── Information given

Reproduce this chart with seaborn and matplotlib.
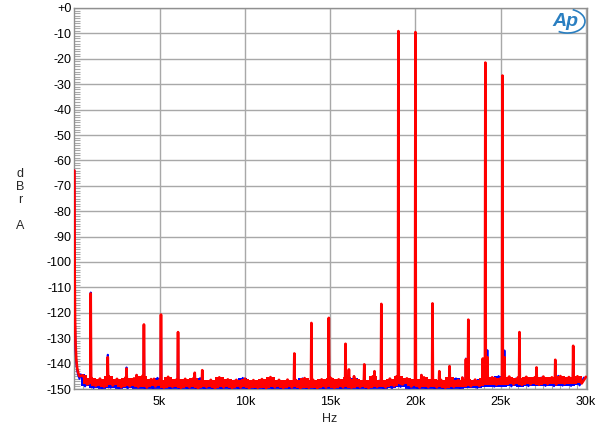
import numpy as np
import pandas as pd
import matplotlib
matplotlib.use("Agg")
import matplotlib.pyplot as plt
import seaborn as sns
from matplotlib.ticker import MultipleLocator, FixedLocator
from matplotlib.patches import Arc

# ---------------- data ----------------
lf_freq = [5, 20, 40, 70, 110, 160, 220, 300]
lf_red = [-64, -105, -122, -132, -138, -141.5, -143.5, -145.0]
lf_blue = [-64, -106, -124, -134, -139.5, -142.5, -144.5, -146.0]

red_noise_start, blue_noise_start, noise_step = 500, 375, 250
red_noise = [
    -144.6, -148.2, -145.6, -148.8, -145.9, -149.1, -144.9, -148.6, -146.0, -149.3, -145.5,
    -148.9, -145.8, -149.2, -144.8, -149.4, -146.1, -149.0, -146.3, -149.5, -145.2, -149.1, -146.2,
    -149.6, -146.0, -149.3, -145.6, -149.7, -146.3, -149.2, -146.4, -149.8, -145.4, -149.3, -146.2,
    -149.7, -146.4, -149.4, -145.9, -149.8, -146.5, -149.5, -146.1, -149.7, -145.3, -149.3, -146.4,
    -149.6, -146.3, -149.4, -146.5, -149.8, -145.7, -149.5, -146.4, -149.7, -146.2, -149.4, -145.5,
    -149.6, -146.2, -149.3, -145.1, -149.5, -146.1, -149.2, -146.5, -149.6, -145.0, -149.1, -146.3,
    -149.3, -145.9, -148.8, -145.0, -148.2, -145.8, -149.0, -146.2, -149.4, -145.4, -149.2, -145.9,
    -149.3, -146.4, -149.5, -145.3, -149.1, -146.5, -149.4, -145.9, -148.9, -146.3, -148.8, -145.7,
    -148.6, -145.4, -148.3, -145.7, -148.5, -145.1, -148.2, -145.5, -148.4, -145.2, -148.1, -145.4,
    -148.3, -145.1, -148.0, -145.4, -148.2, -144.9, -147.9, -145.3, -148.1, -145.0, -147.8, -145.2,
]
blue_noise = [
    -144.2, -149.0, -146.2, -149.6, -146.6, -149.9, -146.2, -149.5, -146.8, -150.1, -146.4,
    -149.8, -146.5, -150.2, -146.8, -150.3, -146.4, -150.0, -145.6, -150.4, -146.6, -150.1, -146.7,
    -150.4, -146.6, -150.2, -146.9, -150.5, -145.7, -150.3, -147.0, -150.4, -146.8, -150.2, -146.9,
    -150.4, -146.7, -150.2, -145.6, -150.5, -147.0, -150.3, -146.7, -150.4, -146.9, -150.2, -146.8,
    -150.4, -146.9, -150.3, -146.7, -150.5, -145.8, -150.2, -146.8, -150.4, -146.6, -150.3, -146.9,
    -150.4, -146.7, -150.2, -146.9, -150.4, -145.5, -150.1, -146.8, -150.3, -146.5, -150.0, -146.7,
    -150.0, -146.4, -149.7, -146.0, -149.2, -146.6, -149.9, -146.8, -150.2, -146.7, -150.1, -146.5,
    -150.2, -146.9, -150.3, -146.7, -150.0, -145.8, -150.1, -146.6, -149.8, -146.8, -149.6, -146.2,
    -149.3, -145.8, -149.1, -144.9, -149.2, -145.7, -149.0, -145.9, -149.1, -145.6, -148.9, -145.8,
    -149.0, -145.5, -148.8, -145.7, -148.9, -144.8, -148.7, -145.6, -148.8, -145.3, -148.6, -145.5,
]

peak_freq = [960, 1960, 3060, 3650, 4080, 4670, 5080, 6080, 7060, 7500,
             12900, 13900, 14920, 15100, 15900, 16100, 16400, 17000, 17600, 18000,
             18900, 19000, 20000, 20350, 21000, 21400, 22000, 22750, 22960, 23100,
             23950, 24100, 24220, 25100, 25220, 26100, 27100, 28200, 29250]
red_peak = [-112.4, -137.5, -142.0, -144.5, -124.6, -146.0, -120.7, -127.6, -143.6, -142.6,
            -136.0, -124.0, -122.0, -146.0, -132.2, -142.3, -145.0, -140.3, -143.0, -116.5,
            -145.0, -9.1, -9.5, -144.5, -116.3, -143.0, -141.0, -145.5, -138.3, -122.7,
            -138.0, -21.5, -137.5, -26.6, -137.5, -127.6, -141.5, -138.5, -133.0]
blue_peak = [-112.0, -136.5, -141.5, -144.5, -124.8, -146.0, -121.0, -127.8, -143.8, -143.0,
             -136.3, -124.2, -122.3, -146.0, -132.5, -142.5, -145.0, -140.5, -143.2, -116.8,
             -145.0, -9.3, -9.7, -144.5, -116.5, -143.2, -141.2, -145.5, -138.0, -123.0,
             -138.5, -21.8, -134.7, -26.9, -134.8, -127.8, -141.8, -138.8, -133.3]

x_ticks = [5000, 10000, 15000, 20000, 25000, 30000]
x_tick_labels = ["5k", "10k", "15k", "20k", "25k", "30k"]
y_ticks = list(range(0, -151, -10))
y_tick_labels = ["+0"] + [str(v) for v in y_ticks[1:]]

RED, BLUE = "#ff0000", "#0000ff"


def noise_grid(start, noise):
    return [start + i * noise_step for i in range(len(noise))]


def build(lf_l, noise, start, peaks, channel):
    f, v = list(lf_freq), list(lf_l)
    for nf, nv in zip(noise_grid(start, noise), noise):
        if min(abs(nf - p) for p in peak_freq) > 30:
            f.append(nf)
            v.append(nv)
    for pf, pv in zip(peak_freq, peaks):
        f += [pf - 25, pf, pf + 25]
        v += [-147.5, pv, -147.5]
    d = pd.DataFrame({"Hz": f, "dBr": v})
    d = d.sort_values("Hz", kind="mergesort").reset_index(drop=True)
    d["ch"] = channel
    return d


df_blue = build(lf_blue, blue_noise, blue_noise_start, blue_peak, "B")
df_red = build(lf_red, red_noise, red_noise_start, red_peak, "A")

# ---------------- plot ----------------
sns.set_theme(style="white")
plt.rcParams["font.family"] = ["Liberation Sans", "DejaVu Sans"]

fig = plt.figure(figsize=(6.0, 4.33), dpi=100)
ax = fig.add_axes([74 / 600, 1 - 389 / 433, (587 - 74) / 600, (389 - 8) / 433])

# dense noise band (fill between successive noise samples)
for start, noise, col, z in [(blue_noise_start, blue_noise, BLUE, 2), (red_noise_start, red_noise, RED, 4)]:
    g = np.array(noise_grid(start, noise), dtype=float)
    n = np.array(noise, dtype=float)
    lo = np.minimum(n[:-1], n[1:])
    hi = np.maximum(n[:-1], n[1:])
    ax.fill_between(g[:-1], lo, hi, step="post", color=col, linewidth=0, zorder=z)

sns.lineplot(data=df_blue, x="Hz", y="dBr", color=BLUE, estimator=None,
             sort=False, linewidth=1.4, legend=False, ax=ax, zorder=3)
sns.lineplot(data=df_red, x="Hz", y="dBr", color=RED, estimator=None,
             sort=False, linewidth=1.9, legend=False, ax=ax, zorder=5)

ax.set_xlim(-20, 30060)
ax.set_ylim(-150, 0)
ax.xaxis.set_major_locator(FixedLocator(x_ticks))
ax.set_xticklabels(x_tick_labels)
ax.yaxis.set_major_locator(FixedLocator(y_ticks))
ax.set_yticklabels(y_tick_labels)
ax.xaxis.set_minor_locator(MultipleLocator(500))
ax.yaxis.set_minor_locator(MultipleLocator(1))
ax.tick_params(which="major", length=0, labelsize=9, colors="black")
ax.tick_params(axis="y", which="major", pad=2)
ax.tick_params(axis="x", which="major", pad=5)
ax.tick_params(which="minor", direction="in", length=4, color="#a8a8a8", width=0.8)
ax.tick_params(axis="x", which="minor", top=False, bottom=True)
ax.tick_params(axis="y", which="minor", left=True, right=False)
ax.grid(True, which="major", color="#a8a8a8", linewidth=1.0)
ax.set_axisbelow(True)
for s in ax.spines.values():
    s.set_color("#909090")
    s.set_linewidth(1.0)
ax.set_xlabel("")
ax.set_ylabel("")

fig.text(330 / 600, 1 - 419 / 433, "Hz", fontsize=9, ha="center", va="center")
fig.text(20 / 600, 1 - 200 / 433, "d\nB\nr\n\nA", fontsize=9, ha="center",
         va="center", linespacing=1.1)

# Ap logo
fig.text(565 / 600, 1 - 21 / 433, "Ap", fontsize=14, fontstyle="italic", fontweight="bold",
         color="#2a7fc1", ha="center", va="center")
logo = Arc((567 / 600, 1 - 21 / 433), 36 / 600, 24 / 433, angle=-10,
           theta1=250, theta2=80, color="#2a7fc1", linewidth=1.2,
           transform=fig.transFigure)
fig.add_artist(logo)

fig.savefig("out.png", dpi=100)
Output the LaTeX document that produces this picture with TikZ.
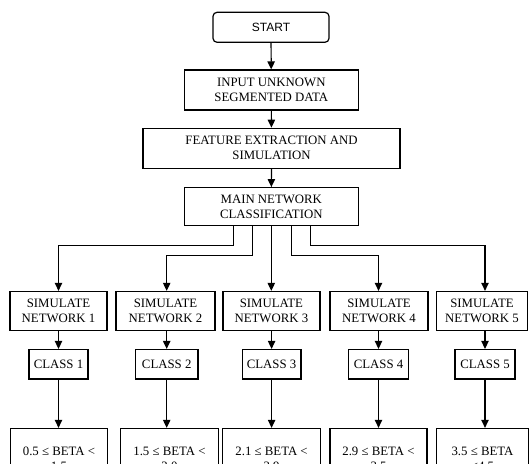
\documentclass[tikz,border=0pt]{standalone}
\usepackage{fontspec}
\setmainfont{Liberation Serif}
\newfontfamily\startfont{Liberation Sans}
\usetikzlibrary{arrows.meta,calc}
\newcommand{\px}{0.75pt}
\tikzset{
    flowbox/.style={draw, line width=0.9pt, align=center, inner sep=0pt,
        font=\fontsize{9.6}{11.25}\selectfont},
    flowline/.style={line width=0.9pt, -{Triangle[length=6pt,width=5.5pt]}}
}

\begin{document}
\begin{tikzpicture}[x=\px, y=-\px]
    \useasboundingbox (0,0) rectangle (529,464);
    \clip (0,0) rectangle (529,464);

    % Main chain
    \node[flowbox, rounded corners=3pt, font=\startfont\fontsize{9}{11}\selectfont,
        minimum width=116*\px, minimum height=30*\px] (start) at (271,27.3) {START};
    \node[flowbox, minimum width=174*\px, minimum height=40*\px] (input) at (271.3,90)
        {INPUT UNKNOWN\\SEGMENTED DATA};
    \node[flowbox, minimum width=257*\px, minimum height=40*\px] (feature) at (271.5,148.3)
        {FEATURE EXTRACTION AND\\SIMULATION};
    \node[flowbox, minimum width=174*\px, minimum height=38*\px] (main) at (271.3,206.7)
        {MAIN NETWORK\\CLASSIFICATION};

    \draw[flowline] (start) -- (input);
    \draw[flowline] (input) -- (feature);
    \draw[flowline] (feature) -- (main);

    % Simulate networks
    \node[flowbox, minimum width=97*\px, minimum height=39*\px] (sim1) at (58.5,311) {SIMULATE\\NETWORK 1};
    \node[flowbox, minimum width=99*\px, minimum height=39*\px] (sim2) at (165.5,311) {SIMULATE\\NETWORK 2};
    \node[flowbox, minimum width=97*\px, minimum height=39*\px] (sim3) at (271.4,311) {SIMULATE\\NETWORK 3};
    \node[flowbox, minimum width=98*\px, minimum height=39*\px] (sim4) at (379,311) {SIMULATE\\NETWORK 4};
    \node[flowbox, minimum width=90.6*\px, minimum height=39*\px] (sim5) at (482,311) {SIMULATE\\NETWORK 5};

    % Classes
    \node[flowbox, minimum width=59*\px, minimum height=29.5*\px] (class1) at (58.5,364.3) {CLASS 1};
    \node[flowbox, minimum width=62.6*\px, minimum height=29.5*\px] (class2) at (166.7,364.3) {CLASS 2};
    \node[flowbox, minimum width=58.7*\px, minimum height=29.5*\px] (class3) at (271.6,364.3) {CLASS 3};
    \node[flowbox, minimum width=60*\px, minimum height=29.5*\px] (class4) at (378.5,364.3) {CLASS 4};
    \node[flowbox, minimum width=60*\px, minimum height=29.5*\px] (class5) at (485,364.3) {CLASS 5};

    % Beta ranges
    \node[flowbox, minimum width=96.6*\px, minimum height=60*\px] (beta1) at (59,458.5) {0.5 ≤ BETA <\\1.5};
    \node[flowbox, minimum width=97.6*\px, minimum height=60*\px] (beta2) at (169.5,458.5) {1.5 ≤ BETA <\\2.0};
    \node[flowbox, minimum width=97.8*\px, minimum height=60*\px] (beta3) at (271.6,458.5) {2.1 ≤ BETA <\\2.9};
    \node[flowbox, minimum width=97*\px, minimum height=60*\px] (beta4) at (378.5,458.5) {2.9 ≤ BETA <\\3.5};
    \node[flowbox, minimum width=91.6*\px, minimum height=60*\px] (beta5) at (482.5,458.5) {3.5 ≤ BETA\\<4.5};

    % Branches from main network
    \draw[flowline] ($(main.south)+(-38,0)$) -- ++(0,19.3) -| (class1.north |- sim1.north);
    \draw[flowline] ($(main.south)+(-19,0)$) -- ++(0,28.8) -| (class2.north |- sim2.north);
    \draw[flowline] (main.south) -- (main.south |- sim3.north);
    \draw[flowline] ($(main.south)+(20,0)$) -- ++(0,28.8) -| (class4.north |- sim4.north);
    \draw[flowline] ($(main.south)+(39,0)$) -- ++(0,19.3) -| (class5.north |- sim5.north);

    \foreach \i in {1,...,5} {
        \draw[flowline] (class\i.north |- sim\i.south) -- (class\i.north);
        \draw[flowline] (class\i.south) -- (class\i.south |- beta\i.north);
    }

\end{tikzpicture}
\end{document}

────

* [Set exercise] Start at the top of the entries and repeat each line exactly, ending at the line that contains "-142.5, -144.5, -146.0]". Pictures are not part of the copy.

* [Answer to this task]
Reproduce this chart with seaborn and matplotlib.
import numpy as np
import pandas as pd
import matplotlib
matplotlib.use("Agg")
import matplotlib.pyplot as plt
import seaborn as sns
from matplotlib.ticker import MultipleLocator, FixedLocator
from matplotlib.patches import Arc

# ---------------- data ----------------
lf_freq = [5, 20, 40, 70, 110, 160, 220, 300]
lf_red = [-64, -105, -122, -132, -138, -141.5, -143.5, -145.0]
lf_blue = [-64, -106, -124, -134, -139.5, -142.5, -144.5, -146.0]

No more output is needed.